** COLLECTED DATA **
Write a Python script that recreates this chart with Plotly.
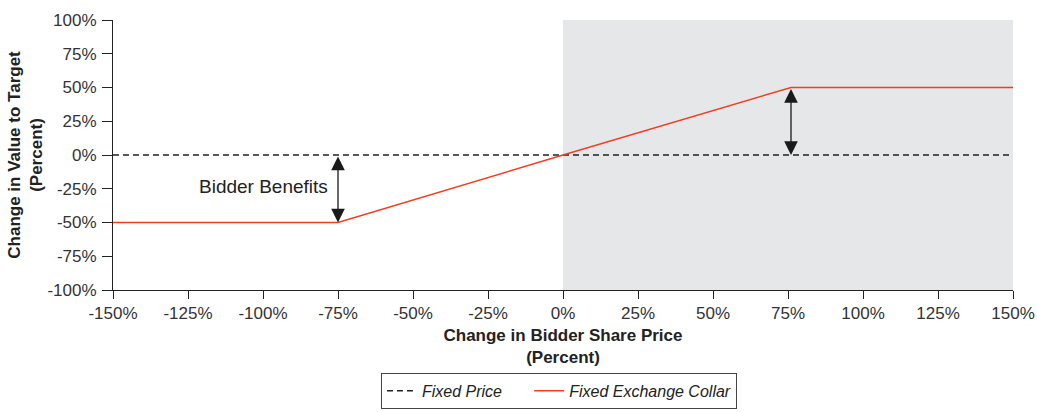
import plotly.graph_objects as go

# Data
fixed_price_x = [-150, 150]
fixed_price_y = [0, 0]
collar_x = [-150, -75, 0, 76, 150]
collar_y = [-50, -50, 0, 50, 50]
x_ticks = [-150, -125, -100, -75, -50, -25, 0, 25, 50, 75, 100, 125, 150]
y_ticks = [-100, -75, -50, -25, 0, 25, 50, 75, 100]
shade_range = [0, 150]
arrow_left = {"x": -75, "y_from": 0, "y_to": -50}
arrow_right = {"x": 76, "y_from": 50, "y_to": 0}
label_text = "Bidder Benefits"
label_pos = (-100, -23)

FONT = "Liberation Sans, Arial, sans-serif"
NB = "\u00a0"

fig = go.Figure()

fig.add_trace(go.Scatter(
    x=fixed_price_x, y=fixed_price_y, mode="lines", name="Fixed Price" + NB * 5,
    line=dict(color="#222222", width=1.3, dash="6px,4px"),
))
fig.add_trace(go.Scatter(
    x=collar_x, y=collar_y, mode="lines", name="Fixed Exchange Collar",
    line=dict(color="rgb(240,62,32)", width=1.4),
))

fig.add_shape(type="rect", xref="x", yref="y",
              x0=shade_range[0], x1=shade_range[1], y0=-100, y1=100,
              fillcolor="#e6e7e9", line=dict(width=0), layer="below")

for a in (arrow_left, arrow_right):
    fig.add_annotation(
        x=a["x"], y=a["y_to"], ax=a["x"], ay=a["y_from"],
        xref="x", yref="y", axref="x", ayref="y",
        text="", showarrow=True, arrowhead=2, startarrowhead=2,
        arrowside="end+start", arrowsize=2.1, startarrowsize=2.1,
        arrowwidth=1.3, arrowcolor="#1a1a1a",
    )

fig.add_annotation(x=label_pos[0], y=label_pos[1], xref="x", yref="y",
                   text=label_text, showarrow=False,
                   font=dict(family=FONT, size=19, color="#222"))

fig.update_layout(
    width=1037, height=412,
    margin=dict(l=113, r=24, t=20, b=122),
    plot_bgcolor="white", paper_bgcolor="white",
    font=dict(family=FONT, size=16, color="#222"),
    showlegend=True,
    legend=dict(
        orientation="h", xref="container", yref="container",
        x=0.539, xanchor="center", y=0.095, yanchor="top",
        bordercolor="#444444", borderwidth=1,
        font=dict(family=FONT, size=16, color="#222", style="italic"),
        tracegroupgap=0,
    ),
)

fig.update_xaxes(
    range=[-150, 150], tickvals=x_ticks,
    ticktext=[f"{v}%" for v in x_ticks],
    showgrid=False, zeroline=False, showline=True, linecolor="#222", linewidth=1,
    ticks="outside", ticklen=8, tickcolor="#222", automargin=False,
    tickfont=dict(family=FONT, size=17, color="#333"),
    title=dict(text="<b>Change in Bidder Share Price<br>(Percent)</b>",
               font=dict(family=FONT, size=17, color="#222"), standoff=6),
)
fig.update_yaxes(
    range=[-100, 100], tickvals=y_ticks,
    ticktext=[f"{v}%" for v in y_ticks],
    showgrid=False, zeroline=False, showline=True, linecolor="#222", linewidth=1,
    ticks="outside", ticklen=10, tickcolor="#222", automargin=False,
    ticklabelstandoff=2,
    tickfont=dict(family=FONT, size=17, color="#333"),
    title=dict(text="<b>Change in Value to Target<br>(Percent)</b>",
               font=dict(family=FONT, size=17, color="#222"), standoff=0),
)

fig.write_html("out.html", config={"displayModeBar": False},
               post_script="document.body.style.margin='0';")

** REQUEST **
All of the lines above should be retyped precisely, apart from the pictures.

** WRITTEN SOLUTION **
Write a Python script that recreates this chart with Plotly.
import plotly.graph_objects as go

# Data
fixed_price_x = [-150, 150]
fixed_price_y = [0, 0]
collar_x = [-150, -75, 0, 76, 150]
collar_y = [-50, -50, 0, 50, 50]
x_ticks = [-150, -125, -100, -75, -50, -25, 0, 25, 50, 75, 100, 125, 150]
y_ticks = [-100, -75, -50, -25, 0, 25, 50, 75, 100]
shade_range = [0, 150]
arrow_left = {"x": -75, "y_from": 0, "y_to": -50}
arrow_right = {"x": 76, "y_from": 50, "y_to": 0}
label_text = "Bidder Benefits"
label_pos = (-100, -23)

FONT = "Liberation Sans, Arial, sans-serif"
NB = "\u00a0"

fig = go.Figure()

fig.add_trace(go.Scatter(
    x=fixed_price_x, y=fixed_price_y, mode="lines", name="Fixed Price" + NB * 5,
    line=dict(color="#222222", width=1.3, dash="6px,4px"),
))
fig.add_trace(go.Scatter(
    x=collar_x, y=collar_y, mode="lines", name="Fixed Exchange Collar",
    line=dict(color="rgb(240,62,32)", width=1.4),
))

fig.add_shape(type="rect", xref="x", yref="y",
              x0=shade_range[0], x1=shade_range[1], y0=-100, y1=100,
              fillcolor="#e6e7e9", line=dict(width=0), layer="below")

for a in (arrow_left, arrow_right):
    fig.add_annotation(
        x=a["x"], y=a["y_to"], ax=a["x"], ay=a["y_from"],
        xref="x", yref="y", axref="x", ayref="y",
        text="", showarrow=True, arrowhead=2, startarrowhead=2,
        arrowside="end+start", arrowsize=2.1, startarrowsize=2.1,
        arrowwidth=1.3, arrowcolor="#1a1a1a",
    )

fig.add_annotation(x=label_pos[0], y=label_pos[1], xref="x", yref="y",
                   text=label_text, showarrow=False,
                   font=dict(family=FONT, size=19, color="#222"))

fig.update_layout(
    width=1037, height=412,
    margin=dict(l=113, r=24, t=20, b=122),
    plot_bgcolor="white", paper_bgcolor="white",
    font=dict(family=FONT, size=16, color="#222"),
    showlegend=True,
    legend=dict(
        orientation="h", xref="container", yref="container",
        x=0.539, xanchor="center", y=0.095, yanchor="top",
        bordercolor="#444444", borderwidth=1,
        font=dict(family=FONT, size=16, color="#222", style="italic"),
        tracegroupgap=0,
    ),
)

fig.update_xaxes(
    range=[-150, 150], tickvals=x_ticks,
    ticktext=[f"{v}%" for v in x_ticks],
    showgrid=False, zeroline=False, showline=True, linecolor="#222", linewidth=1,
    ticks="outside", ticklen=8, tickcolor="#222", automargin=False,
    tickfont=dict(family=FONT, size=17, color="#333"),
    title=dict(text="<b>Change in Bidder Share Price<br>(Percent)</b>",
               font=dict(family=FONT, size=17, color="#222"), standoff=6),
)
fig.update_yaxes(
    range=[-100, 100], tickvals=y_ticks,
    ticktext=[f"{v}%" for v in y_ticks],
    showgrid=False, zeroline=False, showline=True, linecolor="#222", linewidth=1,
    ticks="outside", ticklen=10, tickcolor="#222", automargin=False,
    ticklabelstandoff=2,
    tickfont=dict(family=FONT, size=17, color="#333"),
    title=dict(text="<b>Change in Value to Target<br>(Percent)</b>",
               font=dict(family=FONT, size=17, color="#222"), standoff=0),
)

fig.write_html("out.html", config={"displayModeBar": False},
               post_script="document.body.style.margin='0';")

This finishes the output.